IHU On-Line – A pesquisa leva em conta dados sobre a religiosidade dos moradores e o crescimento dos evangélicos. É possível inferir alguma relação entre os princípios da teologia da prosperidade e o aumento na crença do crescimento pessoal?

Renato Meirelles – Com base nos dados da nossa pesquisa, não é possível fazer essa afirmação. Muitos outros estudos foram e estão sendo feitos para compreender melhor o crescimento dos evangélicos no Brasil nas últimas décadas, e parece não haver dúvida que esse é um dos fenômenos mais relevantes do nosso país neste século, mas acredito que ainda é cedo para relacionar as duas coisas.

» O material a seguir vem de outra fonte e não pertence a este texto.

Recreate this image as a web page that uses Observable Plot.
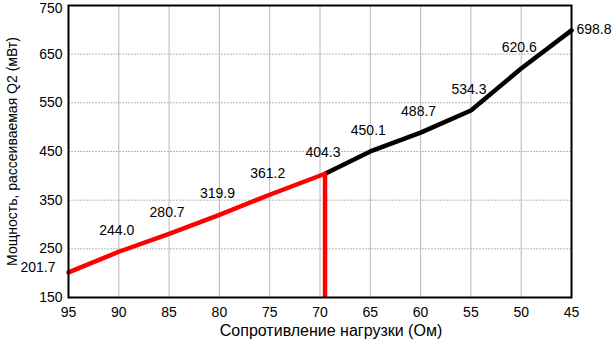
<!DOCTYPE html>
<html>
<head>
<meta charset="utf-8">
<script src="https://cdn.jsdelivr.net/npm/d3@7"></script>
<script src="https://cdn.jsdelivr.net/npm/@observablehq/plot@0.6"></script>
<style>
  html, body { margin: 0; padding: 0; background: #fff; }
  #chart svg { display: block; overflow: visible; }
</style>
</head>
<body>
<div id="chart"></div>
<script>
// Load resistance (Ohm), reversed axis
const resistance = [95, 90, 85, 80, 75, 69.5, 65, 60, 55, 50, 45];
// Power dissipated in Q2 (mW)
const power = [201.7, 244.0, 280.7, 319.9, 361.2, 404.3, 450.1, 488.7, 534.3, 620.6, 698.8];
const thresholdIndex = 5; // where the red segment ends
const xTicks = [95, 90, 85, 80, 75, 70, 65, 60, 55, 50, 45];
const yTicks = [150, 250, 350, 450, 550, 650, 750];
const xTitle = "Сопротивление нагрузки (Ом)";
const yTitle = "Мощность, рассеиваемая Q2 (мВт)";

const rows = resistance.map((r, i) => ({r, p: power[i], i}));
const redRows = rows.filter(d => d.i <= thresholdIndex);
const blackRows = rows.filter(d => d.i >= thresholdIndex);
const midLabels = rows.filter(d => d.i > 0 && d.i < rows.length - 1);
const firstRow = [rows[0]];
const lastRow = [rows[rows.length - 1]];
const thr = rows[thresholdIndex];
const yTicksInner = yTicks.slice(0, -1);
const yTickTop = yTicks.slice(-1);

const font = "'Liberation Sans', Arial, Helvetica, sans-serif";

const chart = Plot.plot({
  width: 612,
  height: 343,
  marginLeft: 68,
  marginRight: 41,
  marginTop: 5,
  marginBottom: 46,
  style: {fontFamily: font, fontSize: "14px", color: "#000", background: "#fff", overflow: "visible"},
  x: {domain: [95, 45], ticks: xTicks},
  y: {domain: [150, 750], ticks: yTicks},
  marks: [
    Plot.gridX(xTicks, {stroke: "#bdb5b5", strokeOpacity: 1, strokeWidth: 1}),
    Plot.gridY(yTicks, {stroke: "#bdb5b5", strokeOpacity: 1, strokeWidth: 1, strokeDasharray: "2,1"}),
    Plot.axisX(xTicks, {tickSize: 0, tickPadding: 10, fontSize: 14, label: null, tickFormat: d => String(d)}),
    Plot.axisY(yTicksInner, {tickSize: 0, tickPadding: 6, fontSize: 14, label: null, tickFormat: d => String(d)}),
    Plot.axisY(yTickTop, {tickSize: 0, tickPadding: 6, dy: 3, fontSize: 14, label: null, tickFormat: d => String(d)}),
    Plot.ruleX([thr], {x: "r", y1: 150, y2: "p", stroke: "#ff0000", strokeWidth: 4.5}),
    Plot.line(blackRows, {x: "r", y: "p", stroke: "#000", strokeWidth: 4.5, strokeLinejoin: "miter"}),
    Plot.line(redRows, {x: "r", y: "p", stroke: "#ff0000", strokeWidth: 4.5}),
    Plot.frame({stroke: "#000", strokeWidth: 2}),
    Plot.text(midLabels, {x: "r", y: "p", text: d => d.p.toFixed(1), dx: -2, dy: -21, fontSize: 14, fill: "#000"}),
    Plot.text(firstRow, {x: "r", y: "p", text: d => d.p.toFixed(1), dx: -13, dy: -5, textAnchor: "end", fontSize: 14, fill: "#000"}),
    Plot.text(lastRow, {x: "r", y: "p", text: d => d.p.toFixed(1), dx: 5, dy: -1, textAnchor: "start", fontSize: 14, fill: "#000"}),
    Plot.text([xTitle], {frameAnchor: "bottom", dy: 38, dx: 11, text: d => d, textAnchor: "middle", fontSize: 16, fill: "#000"}),
    Plot.text([yTitle], {frameAnchor: "left", dx: -56, rotate: -90, text: d => d, textAnchor: "middle", fontSize: 14, fill: "#000"})
  ]
});
document.getElementById("chart").appendChild(chart);
</script>
</body>
</html>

IHU On-Line – Levando em conta os resultados obtidos, como o Brasil é visto a partir da perspectiva das Favelas?

Renato Meirelles – Eu acho que devo usar novamente a palavra “potência”. Durante a produção da pesquisa fui várias vezes a campo treinar e fiscalizar os moradores que aplicaram os questionários e, em todas elas, o que vi foi apenas um universo de potencialidades, oportunidades, ideias, pessoas criativas abrindo caminhos – e isso tudo fala muito do Brasil.

IHU On-Line – O que a favela tem a ensinar sobre como lidar com as crises econômica e social?

Renato Meirelles – Em uma das minhas visitas a campo, na favela de Paraisópolis, em São Paulo, eu conheci o dono de uma loja de materiais de construção que, imigrante do Norte nos anos 1970, prosperou ali mesmo, no lugar onde ele começou a vida na cidade. O que me chamou atenção foi quando ele me disse que ali, na loja dele, nunca tem crise. Acho que essa é uma grande lição: crise é regra na favela, não exceção. No entanto, em certo sentido, a favela se basta, depende de seus próprios recursos para existir. Isso só funciona na base da solidariedade, de uma rede de pessoas que compartilha uma mesma experiência e que se ajuda. Nesse momento da nossa história, isso diz muito.